Yang diluncurkan Rudal buatan Cina C802 |
Jawaban Indonesia untuk argumen reaksi kedatangan itu, ya
tentu mengirim kapal perang juga ke Natuna.
Namun jawaban visioner RI untuk menyongsong tahun 2020 jelas
memperlihatkan keseriusan Pemerintah untuk membangun kekuatan militer sekuat
tenaga. Perkuatan militer Indonesia untuk
6 tahun ke depan diprediksi akan mendatangkan alutsista strategis berupa 8-10
kapal selam, 3-4 destroyer, 10-12 fregat, 3 skuadron jet tempur Sukhoi Family. Penting untuk diketahui bahwa program
perkuatan alutsista bukanlah merupakan beban atau expense bagi negara bangsa.
Tetapi harus memandangnya dalam bingkai investasi pertahanan, nation
capital. Tidak sulit mendatangkan asset
pertahanan strategis itu jika ada kemauan yang kuat bergelora untuk memastikan
nilai dan harga pertahanan bangsa.
Ambisi emosi ekspansi Cina harus disikapi dengan cara
pandang visioner. Persahabatan tetaplah dijalankan.

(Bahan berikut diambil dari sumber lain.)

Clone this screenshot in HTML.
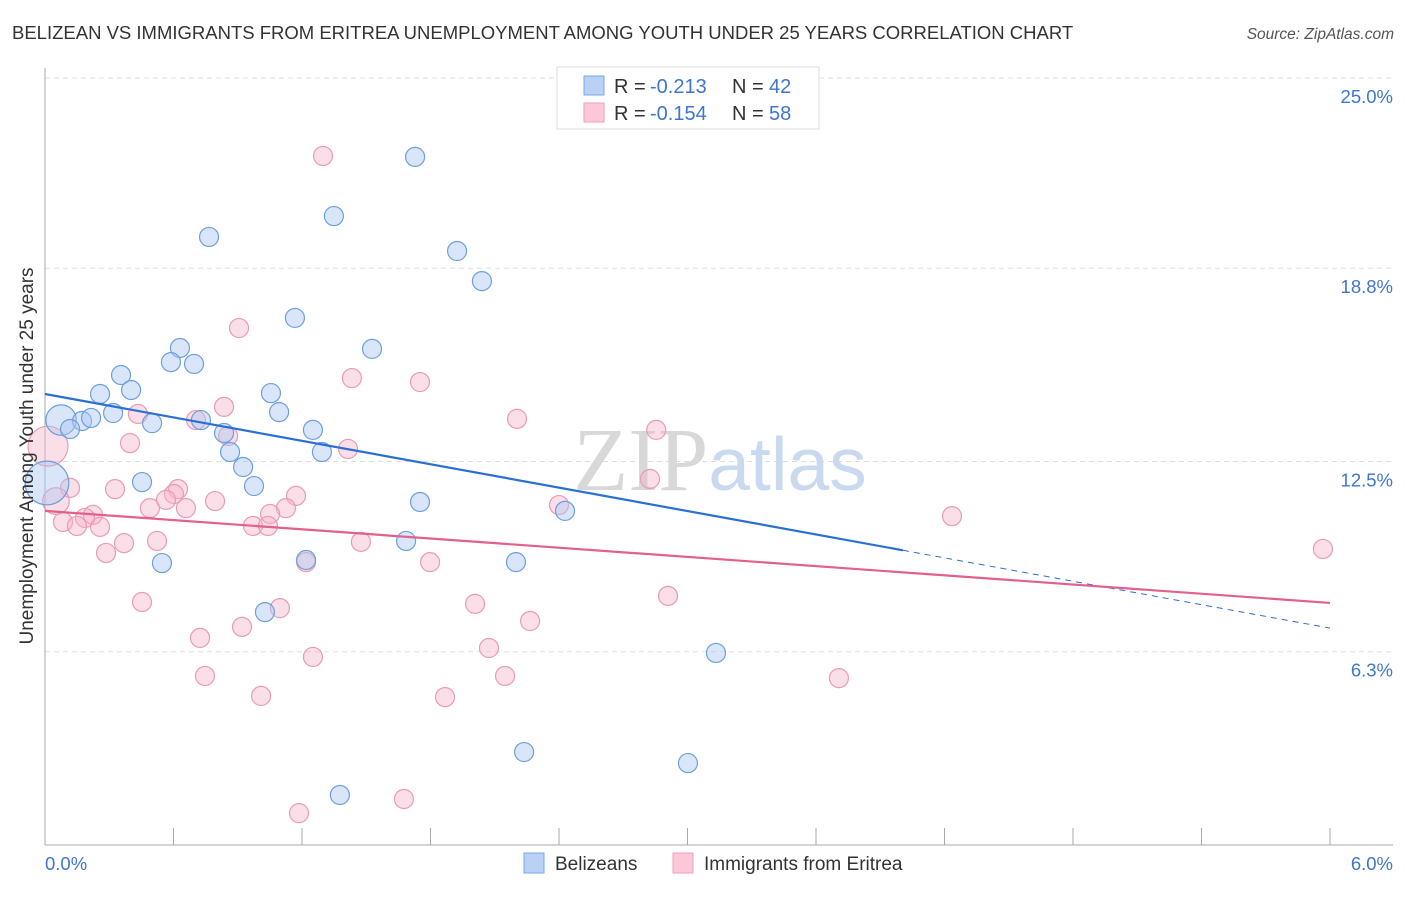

Tapi postur diri tetap harus dikuattegarkan sehingga ketika dia tiba-tiba
melotot kita pun balas melotot juga. Meski
sejauh ini kita tidak berkonflik teritori dengan Cina di LCS tetaplah kita
siapkan modal pertahanan diri, memperkuat militer dan persenjataannya. Sejauh ini geliat militer Cina merupakan
indikator utama untuk mempersiapkan kekuatan pukul setara. Tetapi manfaat lain tentu “berguna” pada
lingkungan sekitar misalnya Australia, Malaysia dan Singapura. Negara-negara
ini tentu tidak lagi meremehkan kekuatan milter Indonesia bahkan cenderung mulai
melancarkan jurus “senyum ramah tamah yang penuh pamrih”. Kalau tak percaya kita lihat saja pada bulan dan
tahun-tahun mendatang sapaan diplomatik mereka.